`int(sin^(6)x)/(cos^(8)x)dx=?`

To solve the integral \(\int \frac{\sin^6 x}{\cos^8 x} \, dx\), we can follow these steps: ### Step 1: Rewrite the Integral We start by rewriting the integral in a more manageable form: \[ \int \frac{\sin^6 x}{\cos^8 x} \, dx = \int \frac{\sin^6 x}{\cos^6 x} \cdot \frac{1}{\cos^2 x} \, dx \] This can be expressed as: \[ \int \tan^6 x \cdot \sec^2 x \, dx \] ### Step 2: Use Substitution Next, we use the substitution: \[ t = \tan x \quad \Rightarrow \quad dt = \sec^2 x \, dx \] This means that \(dx = \frac{dt}{\sec^2 x}\).
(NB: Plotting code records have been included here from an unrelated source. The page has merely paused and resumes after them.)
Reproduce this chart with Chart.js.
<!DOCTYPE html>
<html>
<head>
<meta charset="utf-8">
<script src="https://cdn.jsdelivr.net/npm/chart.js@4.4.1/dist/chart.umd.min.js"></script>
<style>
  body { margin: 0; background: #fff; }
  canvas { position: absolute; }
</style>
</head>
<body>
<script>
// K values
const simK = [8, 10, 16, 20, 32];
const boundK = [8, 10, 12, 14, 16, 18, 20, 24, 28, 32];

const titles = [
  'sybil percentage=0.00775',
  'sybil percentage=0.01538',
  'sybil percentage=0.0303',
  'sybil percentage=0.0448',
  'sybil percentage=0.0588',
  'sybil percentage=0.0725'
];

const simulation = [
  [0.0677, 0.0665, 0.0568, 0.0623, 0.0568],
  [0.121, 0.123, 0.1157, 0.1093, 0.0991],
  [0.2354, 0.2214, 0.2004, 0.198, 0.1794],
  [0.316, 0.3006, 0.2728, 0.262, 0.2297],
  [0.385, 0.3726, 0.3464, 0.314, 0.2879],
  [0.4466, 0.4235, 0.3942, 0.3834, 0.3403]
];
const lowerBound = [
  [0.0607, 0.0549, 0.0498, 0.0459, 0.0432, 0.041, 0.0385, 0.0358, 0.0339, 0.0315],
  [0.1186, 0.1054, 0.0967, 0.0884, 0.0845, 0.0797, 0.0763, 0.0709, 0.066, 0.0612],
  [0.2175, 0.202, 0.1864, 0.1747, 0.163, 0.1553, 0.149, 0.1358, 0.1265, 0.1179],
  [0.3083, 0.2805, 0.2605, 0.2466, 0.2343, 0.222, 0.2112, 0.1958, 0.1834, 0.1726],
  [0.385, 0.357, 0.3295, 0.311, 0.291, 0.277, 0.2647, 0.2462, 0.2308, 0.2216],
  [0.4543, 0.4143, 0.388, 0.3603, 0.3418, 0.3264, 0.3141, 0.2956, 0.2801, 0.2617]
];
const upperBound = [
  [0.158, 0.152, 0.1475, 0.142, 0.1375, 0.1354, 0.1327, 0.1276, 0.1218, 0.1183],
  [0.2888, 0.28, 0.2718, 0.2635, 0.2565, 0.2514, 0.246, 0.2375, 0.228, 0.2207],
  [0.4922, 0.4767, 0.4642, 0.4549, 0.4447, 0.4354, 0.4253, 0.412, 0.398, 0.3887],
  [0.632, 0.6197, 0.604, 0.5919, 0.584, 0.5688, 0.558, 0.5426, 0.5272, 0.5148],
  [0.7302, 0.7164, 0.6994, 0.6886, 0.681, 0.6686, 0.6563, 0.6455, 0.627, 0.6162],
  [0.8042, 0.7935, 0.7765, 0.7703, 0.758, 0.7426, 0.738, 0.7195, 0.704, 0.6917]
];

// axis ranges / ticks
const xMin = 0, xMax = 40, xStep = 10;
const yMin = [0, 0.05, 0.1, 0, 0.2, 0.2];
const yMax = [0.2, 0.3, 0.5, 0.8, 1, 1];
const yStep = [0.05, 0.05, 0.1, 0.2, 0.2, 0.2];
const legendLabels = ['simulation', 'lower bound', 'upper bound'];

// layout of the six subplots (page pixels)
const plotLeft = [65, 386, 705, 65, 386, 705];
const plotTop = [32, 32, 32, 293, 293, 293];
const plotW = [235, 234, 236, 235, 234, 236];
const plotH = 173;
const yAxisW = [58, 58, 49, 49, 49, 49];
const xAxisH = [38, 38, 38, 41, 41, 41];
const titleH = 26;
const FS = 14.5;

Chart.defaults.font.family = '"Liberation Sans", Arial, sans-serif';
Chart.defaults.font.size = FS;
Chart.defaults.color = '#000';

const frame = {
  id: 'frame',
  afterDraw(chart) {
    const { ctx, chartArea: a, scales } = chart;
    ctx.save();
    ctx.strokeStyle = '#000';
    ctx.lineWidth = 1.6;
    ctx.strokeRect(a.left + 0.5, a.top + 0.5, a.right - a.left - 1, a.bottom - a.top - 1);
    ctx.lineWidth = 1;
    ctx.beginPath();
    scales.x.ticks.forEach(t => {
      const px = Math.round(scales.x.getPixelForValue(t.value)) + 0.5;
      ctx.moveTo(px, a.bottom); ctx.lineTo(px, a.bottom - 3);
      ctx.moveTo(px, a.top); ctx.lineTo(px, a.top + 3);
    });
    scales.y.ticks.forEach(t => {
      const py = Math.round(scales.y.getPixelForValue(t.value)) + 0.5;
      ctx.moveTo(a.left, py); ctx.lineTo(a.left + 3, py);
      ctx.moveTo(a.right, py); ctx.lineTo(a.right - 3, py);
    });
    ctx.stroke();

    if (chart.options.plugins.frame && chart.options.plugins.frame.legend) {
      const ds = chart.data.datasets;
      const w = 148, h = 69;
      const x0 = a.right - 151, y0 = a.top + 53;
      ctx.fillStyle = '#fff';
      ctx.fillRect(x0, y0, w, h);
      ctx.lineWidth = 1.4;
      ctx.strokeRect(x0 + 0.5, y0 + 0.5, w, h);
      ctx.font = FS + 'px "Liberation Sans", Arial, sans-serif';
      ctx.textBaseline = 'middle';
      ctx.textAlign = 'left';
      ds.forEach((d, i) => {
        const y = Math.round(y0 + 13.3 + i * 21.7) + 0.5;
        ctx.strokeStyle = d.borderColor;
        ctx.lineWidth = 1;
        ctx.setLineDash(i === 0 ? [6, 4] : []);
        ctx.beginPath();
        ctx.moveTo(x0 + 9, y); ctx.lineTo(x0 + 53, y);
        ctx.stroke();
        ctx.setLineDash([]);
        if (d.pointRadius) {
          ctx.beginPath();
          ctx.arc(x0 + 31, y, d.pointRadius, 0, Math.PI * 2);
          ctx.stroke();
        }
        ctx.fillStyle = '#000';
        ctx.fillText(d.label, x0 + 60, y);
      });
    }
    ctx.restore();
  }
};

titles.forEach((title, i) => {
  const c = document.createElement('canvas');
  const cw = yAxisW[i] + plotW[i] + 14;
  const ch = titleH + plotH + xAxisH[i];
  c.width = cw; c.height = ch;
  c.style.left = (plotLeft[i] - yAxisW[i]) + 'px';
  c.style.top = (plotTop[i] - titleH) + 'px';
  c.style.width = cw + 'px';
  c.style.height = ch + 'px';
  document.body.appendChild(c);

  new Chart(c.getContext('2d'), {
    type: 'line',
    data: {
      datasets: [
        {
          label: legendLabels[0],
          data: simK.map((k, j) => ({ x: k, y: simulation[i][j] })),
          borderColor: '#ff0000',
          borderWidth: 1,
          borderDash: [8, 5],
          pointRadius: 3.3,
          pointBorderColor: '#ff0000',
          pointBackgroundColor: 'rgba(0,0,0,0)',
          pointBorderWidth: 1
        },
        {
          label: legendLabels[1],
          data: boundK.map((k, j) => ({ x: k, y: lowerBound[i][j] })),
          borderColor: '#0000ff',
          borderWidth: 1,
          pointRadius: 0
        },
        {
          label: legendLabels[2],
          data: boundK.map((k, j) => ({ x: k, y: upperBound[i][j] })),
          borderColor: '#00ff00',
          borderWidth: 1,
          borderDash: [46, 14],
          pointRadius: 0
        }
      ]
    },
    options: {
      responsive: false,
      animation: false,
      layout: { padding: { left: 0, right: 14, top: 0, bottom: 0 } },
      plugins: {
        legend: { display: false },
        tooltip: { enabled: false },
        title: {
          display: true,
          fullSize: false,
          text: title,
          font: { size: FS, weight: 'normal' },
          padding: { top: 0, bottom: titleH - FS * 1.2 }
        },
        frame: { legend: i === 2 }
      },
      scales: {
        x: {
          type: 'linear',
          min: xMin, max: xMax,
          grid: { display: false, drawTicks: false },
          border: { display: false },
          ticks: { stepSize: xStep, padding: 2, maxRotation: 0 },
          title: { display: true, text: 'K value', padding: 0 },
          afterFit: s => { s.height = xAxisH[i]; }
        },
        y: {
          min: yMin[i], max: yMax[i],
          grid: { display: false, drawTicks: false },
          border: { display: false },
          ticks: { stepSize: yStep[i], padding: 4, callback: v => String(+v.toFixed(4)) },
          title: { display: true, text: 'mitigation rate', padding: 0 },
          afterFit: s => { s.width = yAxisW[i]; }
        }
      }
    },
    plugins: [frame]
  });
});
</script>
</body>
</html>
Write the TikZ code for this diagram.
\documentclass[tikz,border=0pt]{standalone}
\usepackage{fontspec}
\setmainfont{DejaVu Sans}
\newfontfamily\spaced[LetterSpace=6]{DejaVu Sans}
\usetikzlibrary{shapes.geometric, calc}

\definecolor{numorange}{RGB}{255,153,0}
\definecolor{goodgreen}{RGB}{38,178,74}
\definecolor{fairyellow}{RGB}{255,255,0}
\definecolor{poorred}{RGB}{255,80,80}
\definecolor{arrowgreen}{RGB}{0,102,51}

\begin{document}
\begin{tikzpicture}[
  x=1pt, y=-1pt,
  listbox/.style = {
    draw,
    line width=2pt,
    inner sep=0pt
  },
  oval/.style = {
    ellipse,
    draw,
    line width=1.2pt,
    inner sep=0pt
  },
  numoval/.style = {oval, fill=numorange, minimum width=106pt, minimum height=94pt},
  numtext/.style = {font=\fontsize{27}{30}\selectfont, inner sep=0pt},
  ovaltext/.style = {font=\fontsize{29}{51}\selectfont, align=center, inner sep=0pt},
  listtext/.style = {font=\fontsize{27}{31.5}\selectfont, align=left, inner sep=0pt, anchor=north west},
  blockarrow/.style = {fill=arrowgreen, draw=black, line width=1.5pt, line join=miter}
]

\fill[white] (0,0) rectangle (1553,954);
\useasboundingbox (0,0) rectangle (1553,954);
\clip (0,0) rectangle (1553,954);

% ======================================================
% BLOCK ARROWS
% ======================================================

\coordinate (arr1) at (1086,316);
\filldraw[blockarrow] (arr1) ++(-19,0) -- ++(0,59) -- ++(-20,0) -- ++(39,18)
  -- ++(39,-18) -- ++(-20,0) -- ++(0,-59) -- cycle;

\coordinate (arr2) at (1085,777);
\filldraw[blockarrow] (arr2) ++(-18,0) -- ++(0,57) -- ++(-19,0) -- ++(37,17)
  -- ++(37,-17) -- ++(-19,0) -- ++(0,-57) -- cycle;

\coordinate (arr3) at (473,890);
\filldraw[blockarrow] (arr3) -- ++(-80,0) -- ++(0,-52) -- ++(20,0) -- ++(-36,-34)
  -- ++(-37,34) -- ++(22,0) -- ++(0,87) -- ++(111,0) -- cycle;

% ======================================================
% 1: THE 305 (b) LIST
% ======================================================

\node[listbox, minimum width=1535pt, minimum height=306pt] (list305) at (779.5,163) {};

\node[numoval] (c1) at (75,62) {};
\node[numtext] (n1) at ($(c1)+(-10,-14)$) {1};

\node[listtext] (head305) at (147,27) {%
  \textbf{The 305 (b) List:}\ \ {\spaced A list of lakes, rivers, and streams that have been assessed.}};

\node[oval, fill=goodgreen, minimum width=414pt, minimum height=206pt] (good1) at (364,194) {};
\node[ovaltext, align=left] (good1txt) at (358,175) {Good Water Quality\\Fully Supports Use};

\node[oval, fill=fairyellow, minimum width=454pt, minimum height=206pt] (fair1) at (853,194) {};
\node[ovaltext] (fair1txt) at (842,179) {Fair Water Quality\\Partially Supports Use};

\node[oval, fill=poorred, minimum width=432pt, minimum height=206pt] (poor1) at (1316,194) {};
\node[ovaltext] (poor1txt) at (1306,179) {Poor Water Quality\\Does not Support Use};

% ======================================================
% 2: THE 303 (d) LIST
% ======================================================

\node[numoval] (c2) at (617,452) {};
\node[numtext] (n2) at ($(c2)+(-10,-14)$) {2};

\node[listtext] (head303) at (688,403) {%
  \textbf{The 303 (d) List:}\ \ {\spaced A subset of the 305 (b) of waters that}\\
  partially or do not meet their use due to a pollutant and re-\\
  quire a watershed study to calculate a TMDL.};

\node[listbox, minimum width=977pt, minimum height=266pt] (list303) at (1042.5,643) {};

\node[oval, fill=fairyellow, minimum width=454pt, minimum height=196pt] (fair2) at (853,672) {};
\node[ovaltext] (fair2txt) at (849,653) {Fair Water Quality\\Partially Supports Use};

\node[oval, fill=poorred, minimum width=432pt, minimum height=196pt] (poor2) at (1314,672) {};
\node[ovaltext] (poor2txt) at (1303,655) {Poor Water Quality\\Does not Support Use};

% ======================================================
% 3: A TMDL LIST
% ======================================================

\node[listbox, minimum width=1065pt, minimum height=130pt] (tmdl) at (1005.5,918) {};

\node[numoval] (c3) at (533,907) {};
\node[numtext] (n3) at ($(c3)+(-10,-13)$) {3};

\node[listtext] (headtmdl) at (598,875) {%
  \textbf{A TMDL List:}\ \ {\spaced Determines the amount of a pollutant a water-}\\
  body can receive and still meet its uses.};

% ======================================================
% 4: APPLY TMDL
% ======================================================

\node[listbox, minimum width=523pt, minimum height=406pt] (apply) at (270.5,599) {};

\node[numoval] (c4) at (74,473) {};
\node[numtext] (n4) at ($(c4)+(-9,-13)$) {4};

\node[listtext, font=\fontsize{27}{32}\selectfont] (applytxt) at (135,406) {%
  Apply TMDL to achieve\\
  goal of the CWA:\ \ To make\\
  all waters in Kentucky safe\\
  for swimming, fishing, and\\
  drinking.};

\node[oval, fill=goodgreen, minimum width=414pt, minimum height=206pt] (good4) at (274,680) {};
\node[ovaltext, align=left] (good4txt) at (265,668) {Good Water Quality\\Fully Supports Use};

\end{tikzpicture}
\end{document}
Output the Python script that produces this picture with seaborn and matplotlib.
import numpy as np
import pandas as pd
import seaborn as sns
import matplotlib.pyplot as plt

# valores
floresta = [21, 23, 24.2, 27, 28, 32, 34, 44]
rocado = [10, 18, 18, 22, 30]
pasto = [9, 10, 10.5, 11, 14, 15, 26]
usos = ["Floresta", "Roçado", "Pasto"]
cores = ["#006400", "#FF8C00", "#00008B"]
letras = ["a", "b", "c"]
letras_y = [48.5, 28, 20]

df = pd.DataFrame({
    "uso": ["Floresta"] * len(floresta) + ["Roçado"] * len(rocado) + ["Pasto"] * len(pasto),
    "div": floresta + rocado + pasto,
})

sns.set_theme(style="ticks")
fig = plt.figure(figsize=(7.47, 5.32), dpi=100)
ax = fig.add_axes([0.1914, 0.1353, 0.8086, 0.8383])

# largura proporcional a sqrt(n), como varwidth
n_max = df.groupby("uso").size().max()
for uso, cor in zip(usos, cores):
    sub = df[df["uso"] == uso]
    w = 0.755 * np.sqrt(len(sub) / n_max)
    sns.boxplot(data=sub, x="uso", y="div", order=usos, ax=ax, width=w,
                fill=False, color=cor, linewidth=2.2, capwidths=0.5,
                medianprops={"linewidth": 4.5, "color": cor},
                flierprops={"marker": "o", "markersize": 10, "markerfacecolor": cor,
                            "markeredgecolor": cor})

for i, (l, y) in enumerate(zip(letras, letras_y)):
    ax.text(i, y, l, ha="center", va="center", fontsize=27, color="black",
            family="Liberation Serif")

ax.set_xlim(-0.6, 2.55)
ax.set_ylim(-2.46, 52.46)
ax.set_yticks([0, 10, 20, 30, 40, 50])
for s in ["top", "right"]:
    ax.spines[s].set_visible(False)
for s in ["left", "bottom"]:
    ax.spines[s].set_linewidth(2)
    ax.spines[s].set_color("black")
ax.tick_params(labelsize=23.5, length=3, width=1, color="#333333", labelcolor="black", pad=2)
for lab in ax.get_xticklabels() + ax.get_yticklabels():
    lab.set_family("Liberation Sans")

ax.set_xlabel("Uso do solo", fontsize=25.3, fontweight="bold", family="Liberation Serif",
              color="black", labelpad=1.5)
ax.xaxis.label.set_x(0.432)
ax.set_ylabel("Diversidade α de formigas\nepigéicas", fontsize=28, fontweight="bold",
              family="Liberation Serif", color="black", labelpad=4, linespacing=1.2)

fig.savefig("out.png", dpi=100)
However, since we already have \(\sec^2 x \, dx\) in the integral, we can substitute directly: \[ \int t^6 \, dt \] ### Step 3: Integrate Now we can integrate: \[ \int t^6 \, dt = \frac{t^7}{7} + C \] ### Step 4: Substitute Back Finally, we substitute back \(t = \tan x\): \[ \frac{\tan^7 x}{7} + C \] ### Final Answer Thus, the integral \(\int \frac{\sin^6 x}{\cos^8 x} \, dx\) is: \[ \frac{\tan^7 x}{7} + C \]